NVIDIA / TensorRT

NVIDIA® TensorRT™ is an SDK for high-performance deep learning inference on NVIDIA GPUs. This repository contains the open source components of TensorRT.

https://developer.nvidia.com/tensorrt

Apache License 2.0

10.6k stars 2.11k forks source link

No MHA (muti head attention) kernal is called in Tensorrt 10.3 in Orin with Jetpack 6.1 #4167

Open steventu27 opened 4 hours ago

steventu27 commented 4 hours ago

Description

Use exact ONNX file attention_ln_opset13.onnx from https://github.com/NVIDIA/TensorRT/issues/3575#issuecomment-1874776406

Attention is like

When I use Tensorrt 10.3 with JetPack 6.1, command is trtexec --onnx=attention_ln_opset13.onnx --int8 --saveEngine=default_int8.engine, the nsys as follows doesn't use MHA kernel.

nsys_engine.zip:

default_int8.engine
default_int8.nsys-rep

Jetpack info

Package: nvidia-jetpack Source: nvidia-jetpack (6.1) Version: 6.1+b123 Architecture: arm64 Maintainer: NVIDIA Corporation Installed-Size: 194 Depends: nvidia-jetpack-runtime (= 6.1+b123), nvidia-jetpack-dev (= 6.1+b123) Homepage: http://developer.nvidia.com/jetson Priority: standard Section: metapackages

steventu27 commented 3 hours ago

I tried the --fp16 in building tensorrt engine and successfully called kernel _gemm_mha_v2. Any idea/doc about why int8 is not supported by MHA kernel?

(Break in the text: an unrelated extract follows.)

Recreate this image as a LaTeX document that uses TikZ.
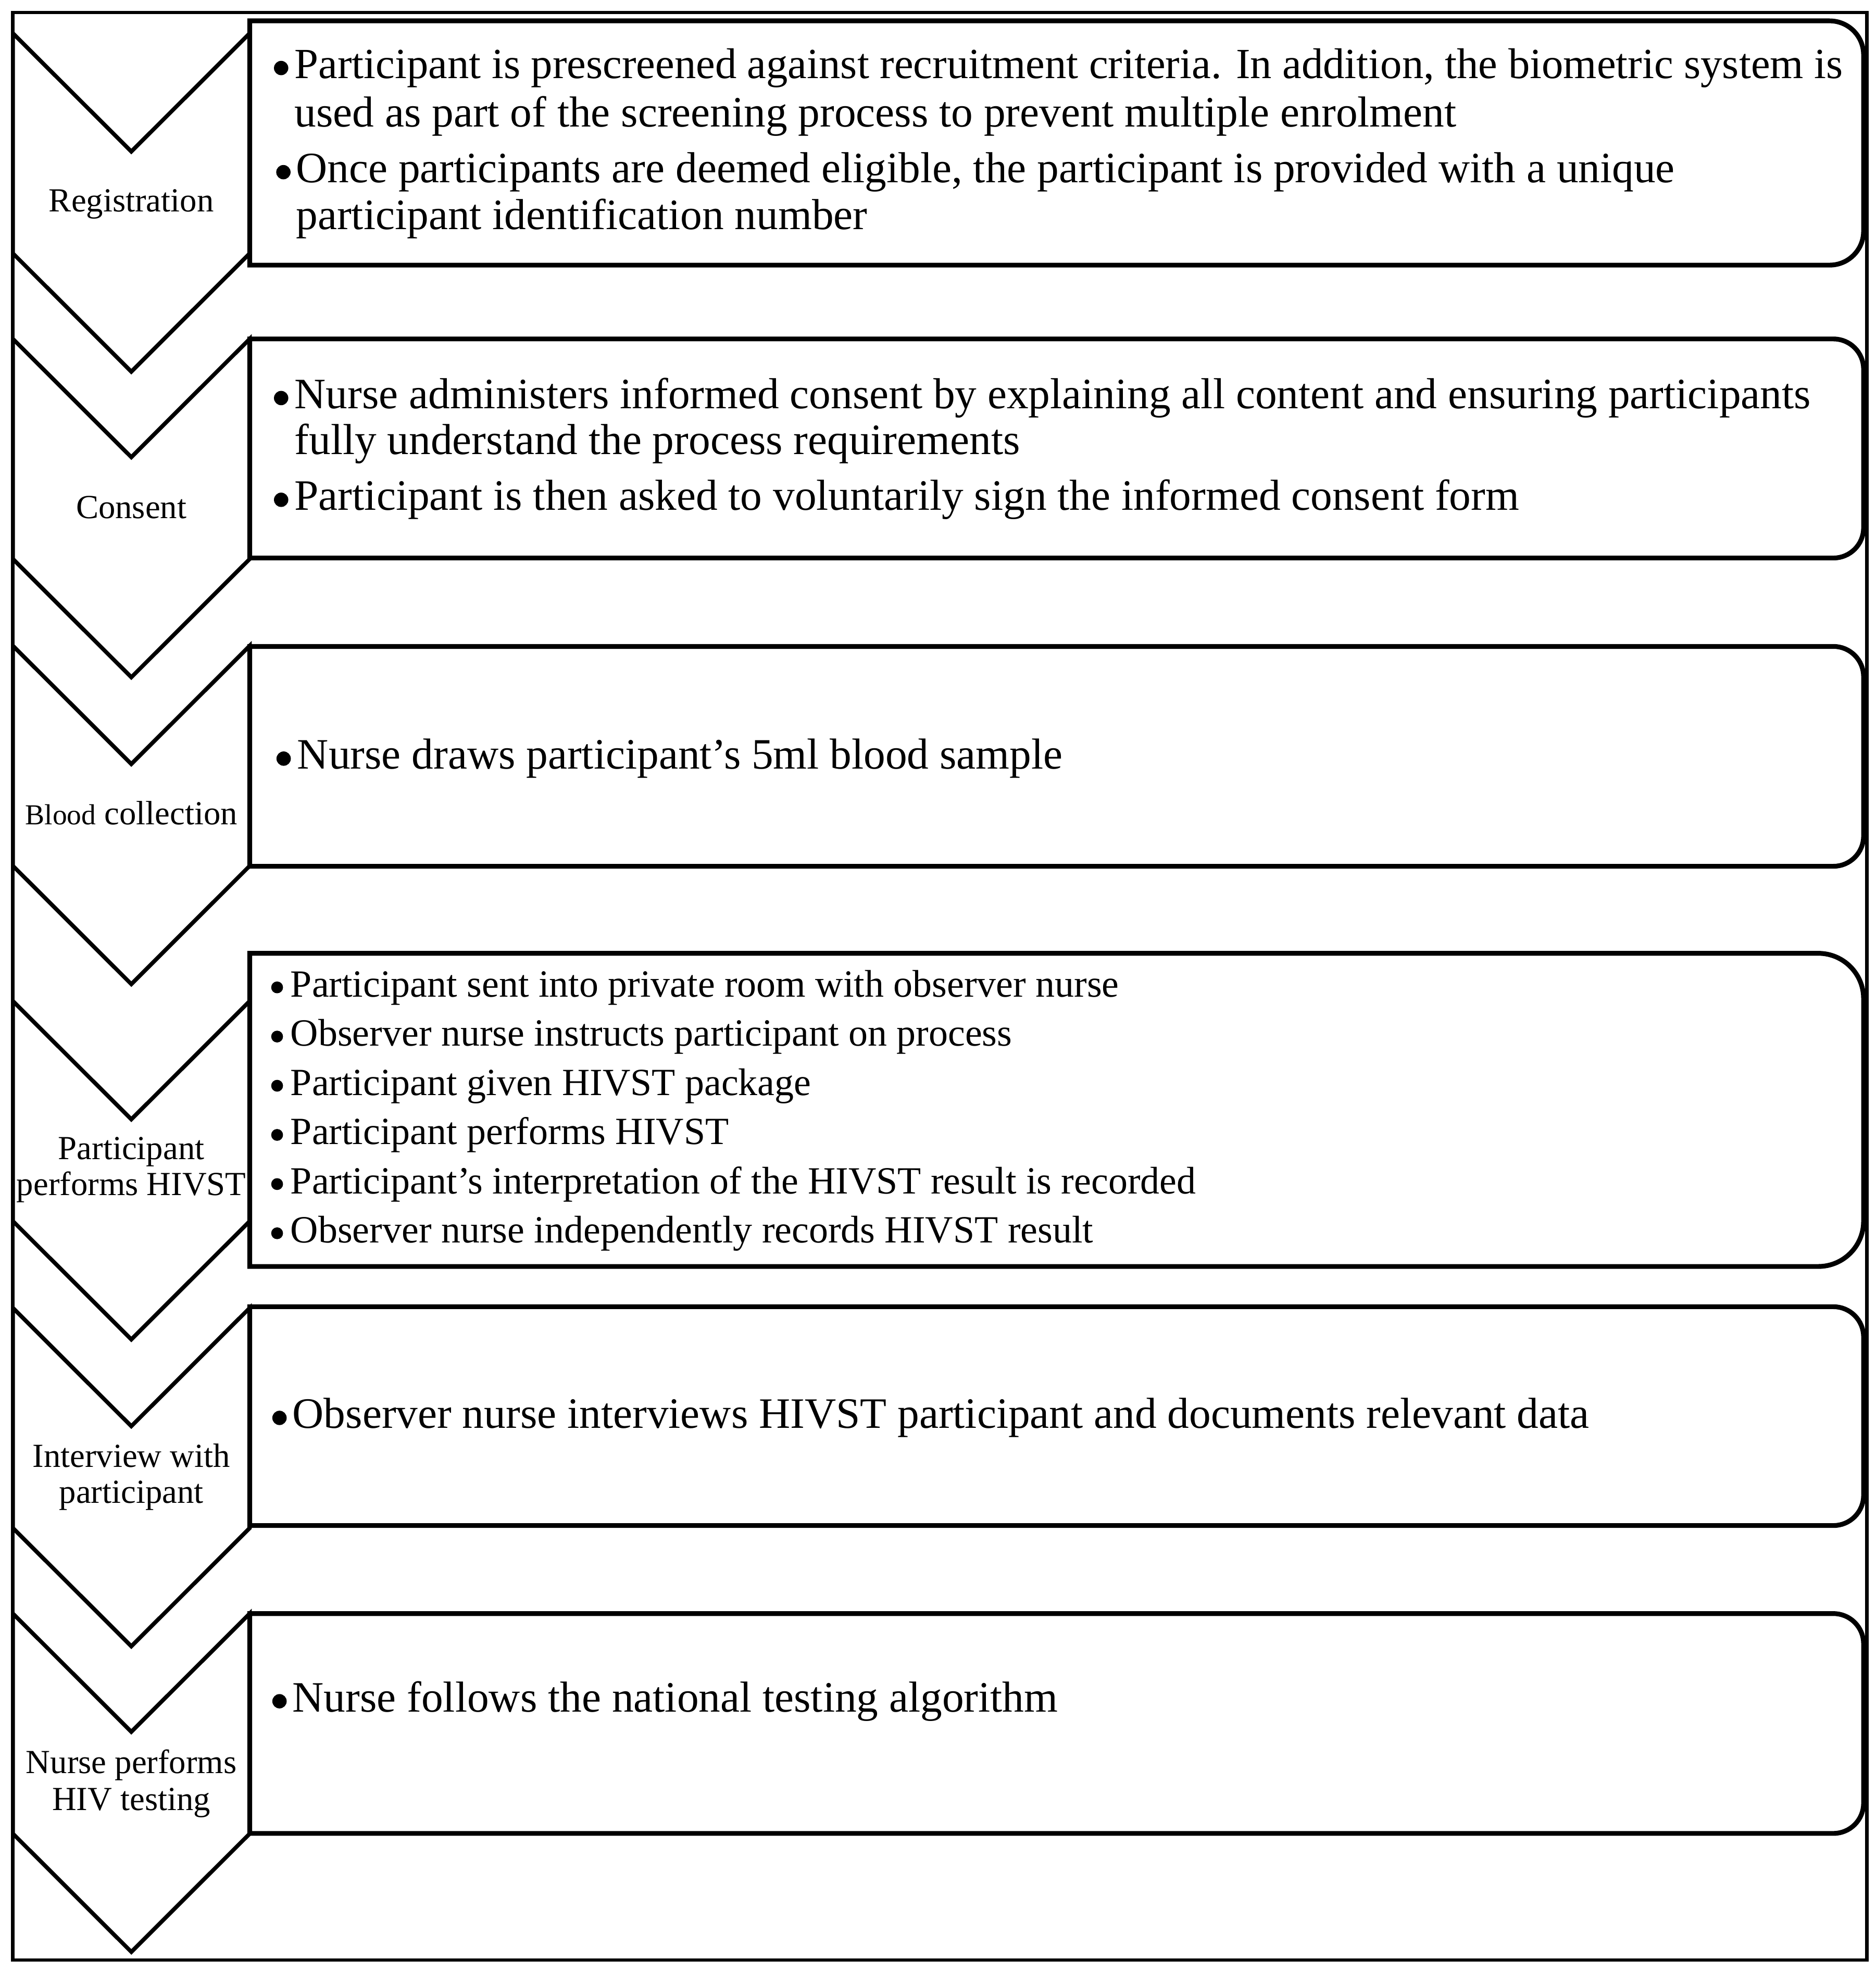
\documentclass[tikz,border=0pt]{standalone}
\usepackage{fontspec}
\setmainfont{Liberation Serif}
\tikzset{
  frameline/.style={draw, line width=1.4pt},
  chevline/.style={draw, line width=1.6pt, line join=miter},
  boxline/.style={draw, line width=1.9pt},
  bodytxt/.style={inner sep=0pt, anchor=base west, font=\fontsize{17.25}{20}\selectfont},
  listtxt/.style={inner sep=0pt, anchor=base west, font=\fontsize{15.3}{18}\selectfont},
  lbl/.style={inner sep=0pt, anchor=base, font=\fontsize{13.4}{15}\selectfont},
  bulletdot/.style={fill=black},
}
% bullet dot: x, baseline y, raise, radius (picture units)
\newcommand{\bulat}[4]{\fill[bulletdot] (#1,{#2-#3}) circle[radius=#4];}
\newcommand{\chevshape}[1]{\draw[chevline] (10.3,#1) -- (104.4,{#1+94}) -- (198.5,#1) -- (198.5,{#1+175}) -- (104.4,{#1+269}) -- (10.3,{#1+175}) -- cycle;}
\newcommand{\stepbox}[3]{\draw[boxline] (198.5,#1) -- ({1481.5-#3},#1) arc[start angle=-90,end angle=0,radius=#3] -- (1481.5,{#2-#3}) arc[start angle=0,end angle=90,radius=#3] -- (198.5,#2) -- cycle;}
\begin{document}
\begin{tikzpicture}[x=0.5pt,y=-0.5pt]
\useasboundingbox (0,0) rectangle (1491,1568);
% outer frame
\draw[frameline] (10.3,9.9) rectangle (1484,1558.5);
% chevrons
\chevshape{26.5}
\chevshape{269.5}
\chevshape{513.5}
\chevshape{796}
\chevshape{1040}
\chevshape{1283}
% boxes
\stepbox{16.6}{210.8}{27}
\stepbox{269.5}{443.7}{24}
\stepbox{514}{688.8}{24}
\stepbox{758}{1007}{36}
\stepbox{1039}{1213}{24}
\stepbox{1283}{1457.8}{24}
% chevron labels
\node[lbl] (l1) at (104.4,168.4) {Registration};
\node[lbl] (l2) at (104.4,412) {Consent};
\node[lbl] (l3) at (104.4,655.7) {{\fontsize{11.5}{13}\selectfont Blood} collection};
\node[lbl] (l4a) at (104.4,921.8) {Participant};
\node[lbl] (l4b) at (104.4,950.6) {performs HIVST};
\node[lbl] (l5a) at (104.4,1166.5) {Interview with};
\node[lbl] (l5b) at (104.4,1195) {participant};
\node[lbl] (l6a) at (104.4,1410) {Nurse performs};
\node[lbl] (l6b) at (104.4,1439.6) {HIV testing};
% box 1
\node[bodytxt, font=\fontsize{17.1}{20}\selectfont] (t1a) at (233.8,62.4) {Participant is prescreened against recruitment criteria. In addition, the biometric system is};
\node[bodytxt] (t1b) at (233.8,100.8) {used as part of the screening process to prevent multiple enrolment};
\node[bodytxt] (t1c) at (235,145.2) {Once participants are deemed eligible, the participant is provided with a unique};
\node[bodytxt] (t1d) at (235,182.2) {participant identification number};
\bulat{223.5}{62.4}{8.3}{5.7}
\bulat{225.3}{145.2}{8.3}{5.7}
% box 2
\node[bodytxt] (t2a) at (233.8,324.8) {Nurse administers informed consent by explaining all content and ensuring participants};
\node[bodytxt] (t2b) at (233.8,361.3) {fully understand the process requirements};
\node[bodytxt] (t2c) at (233.8,405.7) {Participant is then asked to voluntarily sign the informed consent form};
\bulat{223.5}{324.8}{8.3}{5.7}
\bulat{223.5}{405.7}{8.3}{5.7}
% box 3
\node[bodytxt] (t3a) at (236,611.5) {Nurse draws participant's 5ml blood sample};
\bulat{225.5}{611.5}{8.3}{5.7}
% box 4
\node[listtxt] (t4a) at (230.6,792.6) {Participant sent into private room with observer nurse};
\node[listtxt] (t4b) at (230.6,831.7) {Observer nurse instructs participant on process};
\node[listtxt] (t4c) at (230.6,870.8) {Participant given HIVST package};
\node[listtxt] (t4d) at (230.6,909.9) {Participant performs HIVST};
\node[listtxt] (t4e) at (230.6,949) {Participant's interpretation of the HIVST result is recorded};
\node[listtxt] (t4f) at (230.6,988.1) {Observer nurse independently records HIVST result};
\foreach \by in {792.6,831.7,870.8,909.9,949,988.1}{\bulat{220.3}{\by}{7.5}{4.7}}
% box 5
\node[bodytxt] (t5a) at (232.2,1135.7) {Observer nurse interviews HIVST participant and documents relevant data};
\bulat{222.2}{1135.7}{8.3}{5.7}
% box 6
\node[bodytxt] (t6a) at (232.2,1361) {Nurse follows the national testing algorithm};
\bulat{222.2}{1361}{8.3}{5.7}
\end{tikzpicture}
\end{document}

lix19937 commented 1 hour ago

If user want to use mha kernel, need satisfy some other conditions.

SM version must be >= 75.
The input types of the two batched matrix multiplications must be FP16, INT8 (refer to the following regarding quantize and dequantize layer placement), or BF16.
Head size H must satisfy the constraints 16 <= H <= 256 and H % 8 == 0 for FP16 and BF16.
Head size must be 16, 32, or 64, and sequence lengths (S_q, S_kv) must be <= 512 for INT8.
INT8 fused MHA will be generated only if quantized and dequantized layers are placed before the first batched matrix multiplication, after softmax, and after the second batched matrix multiplication.
TensorRT may decide not to fuse an MHA graph into a single kernel based on performance evaluation or other constraints.